Hekker worries about women who choose to forgo work in deference to home and family. In an age where 50% of all marriages end in divorce, how many will be prepared to face the hardships that lie ahead? Goodman echoes and encourages this argument, calling Hekker's a cautionary tale. As much as I enjoy Goodman's writing and normally agree with her, this time I plead a different case.
What our fore-sisters laid down for us, from voting rights to reproductive rights, educational equity and employment protections, is the ability to choose. Rather than being the submissive hausfraus of Hekker's generation, we are women empowered to make decisions based on what is best for our individual situation and if circumstances change, as they so often do, to change, adapt, grow and move on.

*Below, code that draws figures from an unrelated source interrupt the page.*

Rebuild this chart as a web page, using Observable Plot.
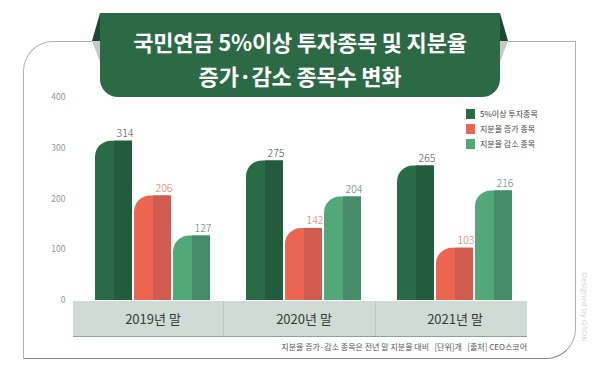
<!DOCTYPE html>
<html><head><meta charset="utf-8">
<script src="https://cdn.jsdelivr.net/npm/d3@7"></script>
<script src="https://cdn.jsdelivr.net/npm/@observablehq/plot@0.6"></script>
<style>
body{margin:0;background:#fff;}
#wrap{position:relative;width:600px;height:375px;overflow:hidden;font-family:"Noto Sans CJK KR","Noto Sans",sans-serif;}
.frame{position:absolute;left:23px;top:41px;width:551px;height:316px;border:1.5px solid #aab3af;border-top-left-radius:30px;border-bottom-right-radius:30px;border-bottom-color:#7d8883;}
.band{position:absolute;left:73px;top:301px;width:454px;height:35px;background:#cfdbd4;border-bottom:1.5px solid #8ea398;}
.band .dv{position:absolute;top:0;width:1px;height:35px;background:#bccbc3;}
#chart{position:absolute;left:0;top:0;}
.banner{position:absolute;left:100px;top:13px;width:400px;height:84px;background:#2c6a45;border-radius:0 0 18px 18px;}
.flap{position:absolute;}
.title{position:absolute;left:90px;top:24px;width:420px;text-align:center;color:#fff;font-size:22px;font-weight:700;line-height:34px;letter-spacing:-0.2px;}
.legend{position:absolute;left:466px;top:106px;font-size:8px;color:#444;}
.legend div{height:15px;display:flex;align-items:center;}
.legend span{display:inline-block;width:9px;height:10px;margin-right:5px;}
.foot{position:absolute;right:73px;top:341px;font-size:8px;color:#555;white-space:pre;}
.credit{position:absolute;left:580px;top:272px;writing-mode:vertical-rl;font-size:8px;color:#cfd5d2;font-family:"Open Sans",sans-serif;}
g[aria-label="y-axis tick label"]{font-size:8.5px;fill:#8d9a94;}
g[aria-label="fx-axis tick label"]{font-size:13px;fill:#333b37;}
</style></head><body>
<div id="wrap">
  <div class="frame"></div>
  <div class="band"><div class="dv" style="left:150px"></div><div class="dv" style="left:302px"></div></div>
  <div id="chart"></div>
  <div class="flap" style="left:92px;top:13px;width:8px;height:28px;background:#1d4a2f;clip-path:polygon(100% 0,0 100%,100% 100%);"></div>
  <div class="flap" style="left:92px;top:41px;width:8px;height:21px;background:#c4c9c7;clip-path:polygon(0 0,100% 0,100% 100%);"></div>
  <div class="flap" style="left:500px;top:13px;width:8px;height:28px;background:#1d4a2f;clip-path:polygon(0 0,0 100%,100% 100%);"></div>
  <div class="flap" style="left:500px;top:41px;width:8px;height:21px;background:#c4c9c7;clip-path:polygon(0 0,100% 0,0 100%);"></div>
  <div class="banner"></div>
  <div class="title">국민연금 5%이상 투자종목 및 지분율<br>증가·감소 종목수 변화</div>
  <div class="legend" id="legend"></div>
  <div class="foot">지분율 증가·감소 종목은 전년 말 지분율 대비   [단위]개   [출처] CEO스코어</div>
  <div class="credit">Designed by GSOK</div>
</div>
<script>
const years = ["2019년 말", "2020년 말", "2021년 말"];
const series = ["5%이상 투자종목", "지분율 증가 종목", "지분율 감소 종목"];
const topHolding = [314, 275, 265];
const increased = [206, 142, 103];
const decreased = [127, 204, 216];
const yTicks = [0, 100, 200, 300, 400];
const lightColors = ["#2a6b47", "#ec6550", "#52a878"];
const darkColors = ["#235c3c", "#cf5c4f", "#478c68"];
const labelColors = ["#3f514a", "#d9705f", "#5d776d"];

const seriesValues = [topHolding, increased, decreased];
const data = years.flatMap((yr, i) => seriesValues.map((arr, k) => ({year: yr, series: series[k], value: arr[i], k})));

const legend = document.getElementById("legend");
series.forEach((s, k) => {
  const row = document.createElement("div");
  row.innerHTML = `<span style="background:${lightColors[k]}"></span>${s}`;
  legend.appendChild(row);
});

const chart = Plot.plot({
  width: 600, height: 375,
  marginTop: 97, marginBottom: 75, marginLeft: 76, marginRight: 70,
  style: {background: "transparent", fontFamily: "'Noto Sans CJK KR', 'Noto Sans', sans-serif"},
  fx: {domain: years, padding: 0, axis: "bottom", tickSize: 0, tickPadding: 14, label: null},
  x: {domain: series, paddingInner: 0.06, paddingOuter: 0.42, axis: null},
  y: {domain: [0, 400], ticks: yTicks, tickSize: 0, tickPadding: 12, label: null, line: false},
  color: {type: "identity"},
  marks: [
    Plot.barY(data, {fx: "year", x: "series", y: "value", fill: d => lightColors[d.k], rx1y1: 16}),
    Plot.barY(data, {fx: "year", x: "series", y: "value", fill: d => darkColors[d.k], insetLeft: 19}),
    Plot.text(data, {fx: "year", x: "series", y: "value", text: d => String(d.value), fill: d => labelColors[d.k], dx: 11, dy: -4, lineAnchor: "bottom", fontSize: 10.5, fontWeight: 300})
  ]
});
document.getElementById("chart").appendChild(chart);
</script>
</body></html>
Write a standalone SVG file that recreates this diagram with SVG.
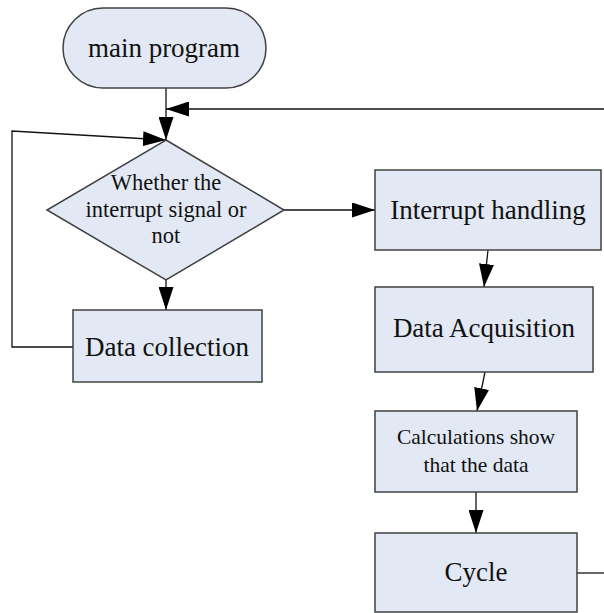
<svg xmlns="http://www.w3.org/2000/svg" width="604" height="613" viewBox="0 0 604 613">
<defs>
<style>
.box{fill:#e2e9f4;stroke:#404040;stroke-width:1.5}
.t{font-family:"Liberation Serif","Times New Roman",serif;fill:#111;text-anchor:middle}
.c{fill:none;stroke:#111;stroke-width:1.3}
</style>
<marker id="ah" markerUnits="userSpaceOnUse" markerWidth="23" markerHeight="15" refX="23" refY="7.5" orient="auto">
<path d="M0,0 L23,7.5 L0,15 z" fill="#000"/>
</marker>
</defs>
<rect width="604" height="613" fill="#fff"/>
<g id="connectors">
<line class="c" x1="166" y1="88" x2="166" y2="140" marker-end="url(#ah)"/>
<polyline class="c" points="604,109 166,109" marker-end="url(#ah)"/>
<polyline class="c" points="73,347 12,347 12,131 166,140" marker-end="url(#ah)"/>
<line class="c" x1="166" y1="280" x2="166" y2="310" marker-end="url(#ah)"/>
<line class="c" x1="284" y1="210" x2="375" y2="210" marker-end="url(#ah)"/>
<line class="c" x1="488" y1="250" x2="484" y2="287" marker-end="url(#ah)"/>
<line class="c" x1="485" y1="372" x2="477" y2="411" marker-end="url(#ah)"/>
<line class="c" x1="476" y1="492" x2="476" y2="533" marker-end="url(#ah)"/>
<line class="c" x1="577" y1="573" x2="604" y2="573"/>
</g>
<g id="main">
<rect class="box" x="63" y="8" width="203" height="80" rx="40" ry="40"/>
<text class="t" x="164" y="57" font-size="27">main program</text>
</g>
<g id="decision">
<polygon class="box" points="166,140 284,210 166,280 47,210"/>
<text class="t" x="166" y="190" font-size="22.5">Whether the</text>
<text class="t" x="166" y="217" font-size="22.5">interrupt signal or</text>
<text class="t" x="166" y="243" font-size="22.5">not</text>
</g>
<g id="collection">
<rect class="box" x="73" y="310" width="189" height="72"/>
<text class="t" x="167" y="356" font-size="27">Data collection</text>
</g>
<g id="interrupt">
<rect class="box" x="375" y="170" width="226" height="80"/>
<text class="t" x="488" y="219" font-size="27">Interrupt handling</text>
</g>
<g id="acquisition">
<rect class="box" x="375" y="287" width="218" height="85"/>
<text class="t" x="484" y="337" font-size="27">Data Acquisition</text>
</g>
<g id="calc">
<rect class="box" x="375" y="411" width="202" height="81"/>
<text class="t" x="476" y="444" font-size="21.5">Calculations show</text>
<text class="t" x="476" y="472" font-size="21.5">that the data</text>
</g>
<g id="cycle">
<rect class="box" x="375" y="533" width="202" height="79"/>
<text class="t" x="476" y="581" font-size="27">Cycle</text>
</g>
</svg>
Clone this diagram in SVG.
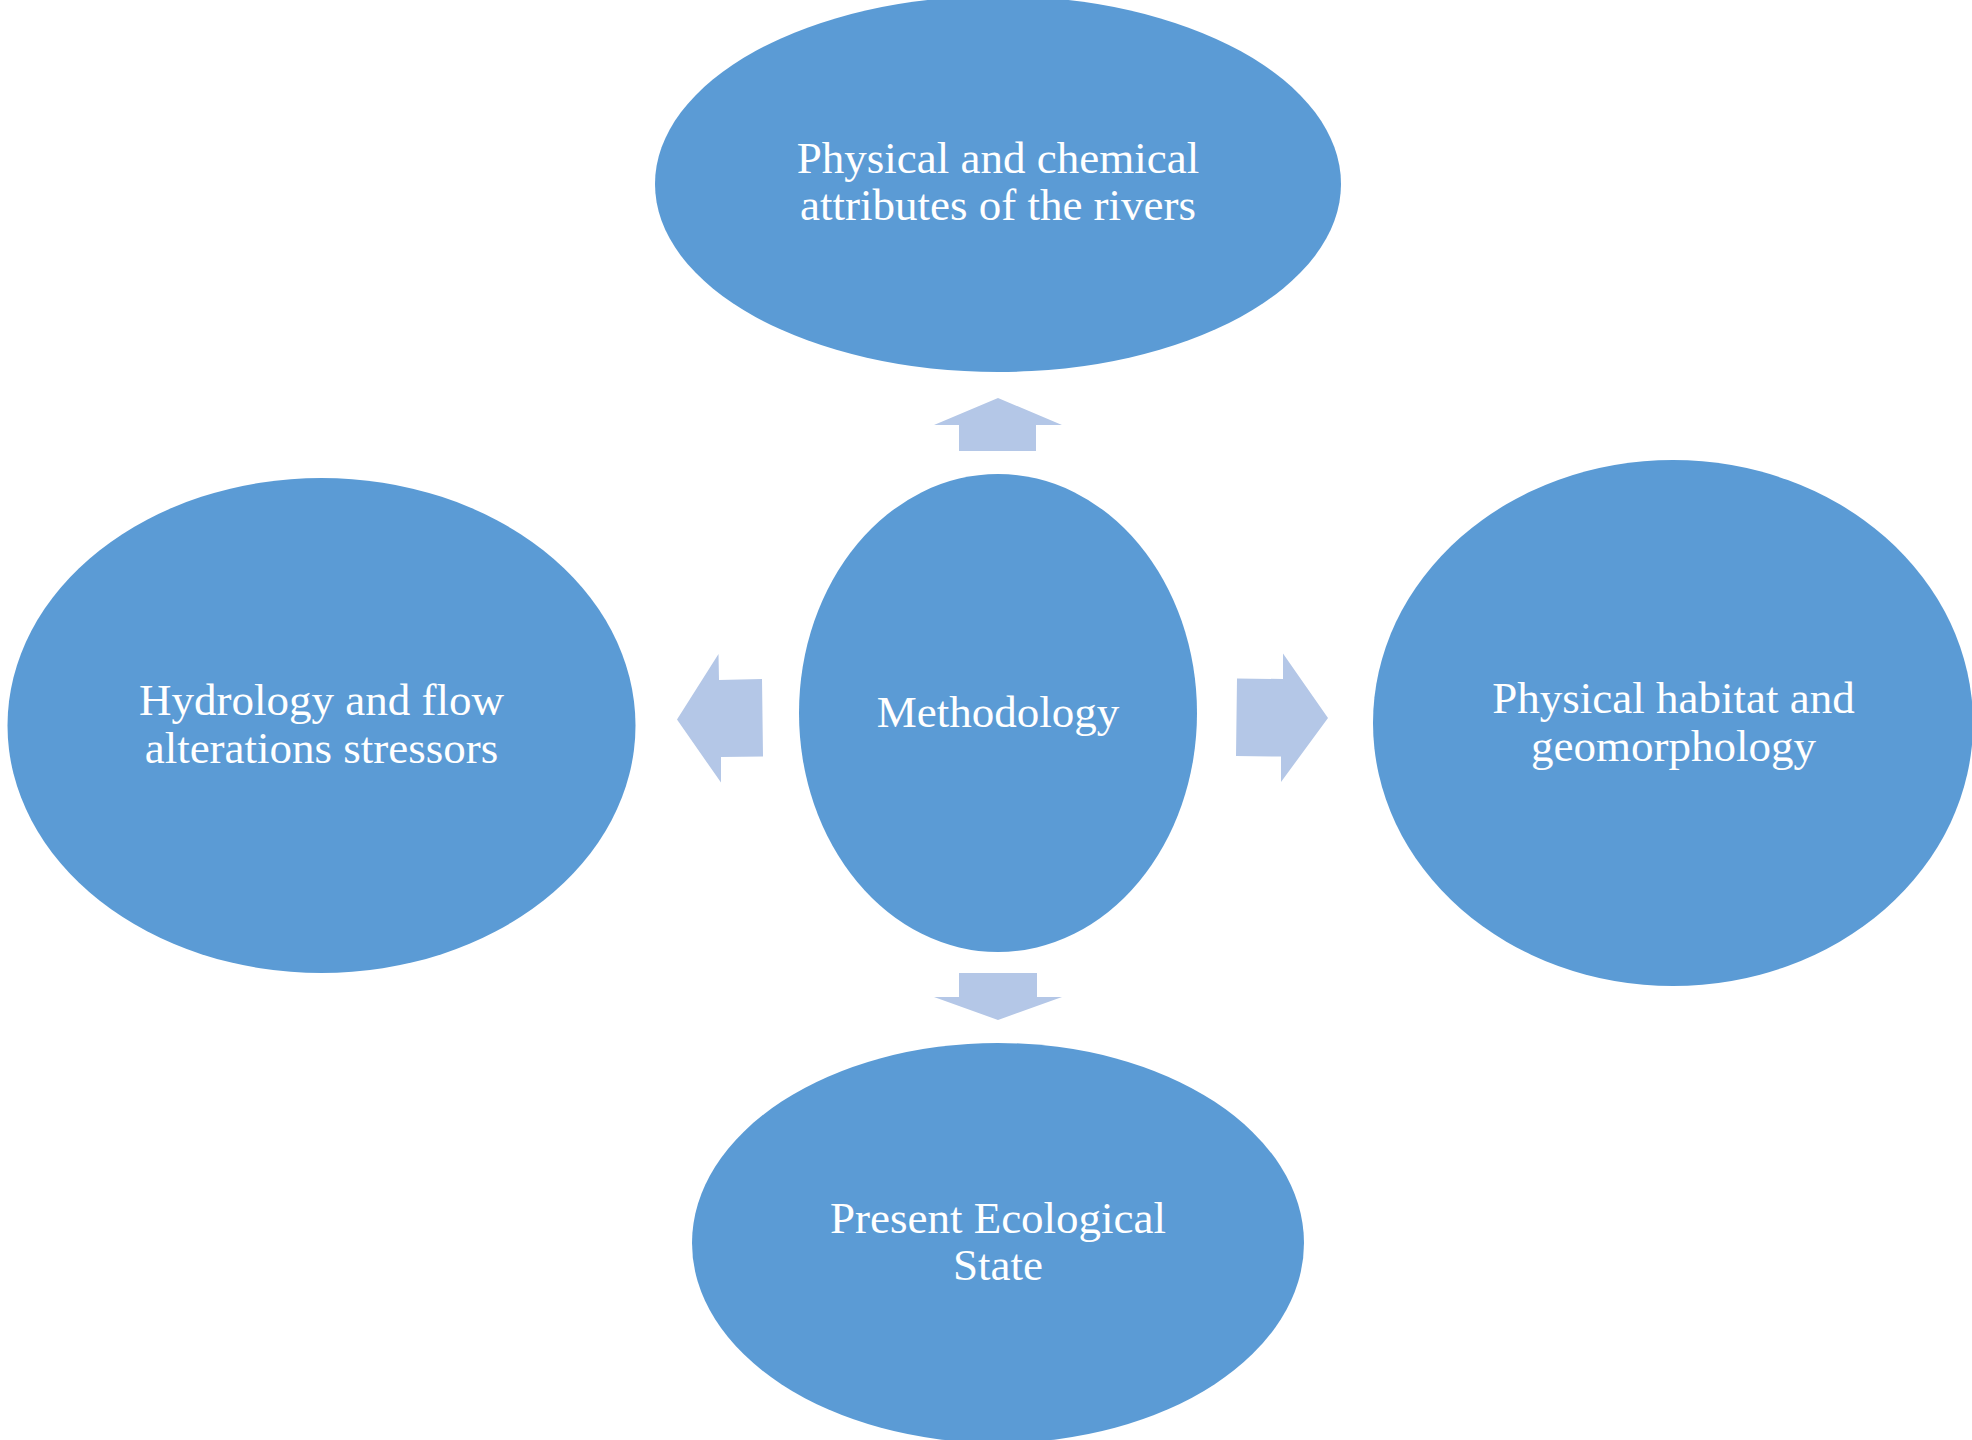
<svg xmlns="http://www.w3.org/2000/svg" width="1972" height="1440" viewBox="0 0 1972 1440">
<style>
.node{fill:#5B9BD5;}
.lbl{fill:#FFFFFF;font-family:"Liberation Serif","Times New Roman",serif;font-size:45px;text-anchor:middle;}
.arr{fill:#B4C7E7;}
</style>
<rect width="1972" height="1440" fill="#FFFFFF"/>
<g id="connectors">
<polygon class="arr" points="998,398 1062,425 1036,425 1036,451 959,451 959,425 934,425"/>
<polygon class="arr" points="998,1020 1062,997 1037,997 1037,973 959,973 959,997 934,997"/>
<polygon class="arr" points="677,719.5 718.5,654 719,680 762,679 763,756.6 721,757 721,782.6"/>
<polygon class="arr" points="1328,718 1283,653.6 1283,679 1237,678.5 1236,756 1281,756.6 1281,782"/>
</g>
<g id="node-top">
<ellipse class="node" cx="998" cy="184" rx="343" ry="188"/>
<text class="lbl" x="998" y="173">Physical and chemical</text>
<text class="lbl" x="998" y="220">attributes of the rivers</text>
</g>
<g id="node-center">
<ellipse class="node" cx="998" cy="713" rx="199" ry="239"/>
<text class="lbl" x="998" y="727">Methodology</text>
</g>
<g id="node-left">
<ellipse class="node" cx="321.5" cy="725.5" rx="314" ry="247.5"/>
<text class="lbl" x="321.5" y="715">Hydrology and flow</text>
<text class="lbl" x="321.5" y="763">alterations stressors</text>
</g>
<g id="node-right">
<ellipse class="node" cx="1673" cy="723" rx="300" ry="263"/>
<text class="lbl" x="1673.5" y="713">Physical habitat and</text>
<text class="lbl" x="1673.5" y="761">geomorphology</text>
</g>
<g id="node-bottom">
<ellipse class="node" cx="998" cy="1243" rx="306" ry="200"/>
<text class="lbl" x="998" y="1233">Present Ecological</text>
<text class="lbl" x="998" y="1280">State</text>
</g>
</svg>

Education and clear-thinking are key. Knowing your options, knowing you have options, makes my generation of women better prepared for life's eventualities. Women, as breadwinner or bread butterer, should know how to look after themselves; how to find a job, balance the books, look after their credit and their family, with or without a significant other. Men, other women or children are not the problem, passivity is. Be able and willing to create and recreate life, no matter what obstacle is thrown your way.
No one is promised a fairytale ending, and maybe the dream of one is the biggest hurdle we all have to face. Modern America tries to promises a kind of never-ending Disneyland, and real life is a little bit more like...the life we lead every day. Aim more for reality and less for make-believe. Success can be found on Wall Street and on Main Street and everywhere in between. The trick is knowing once you've found it.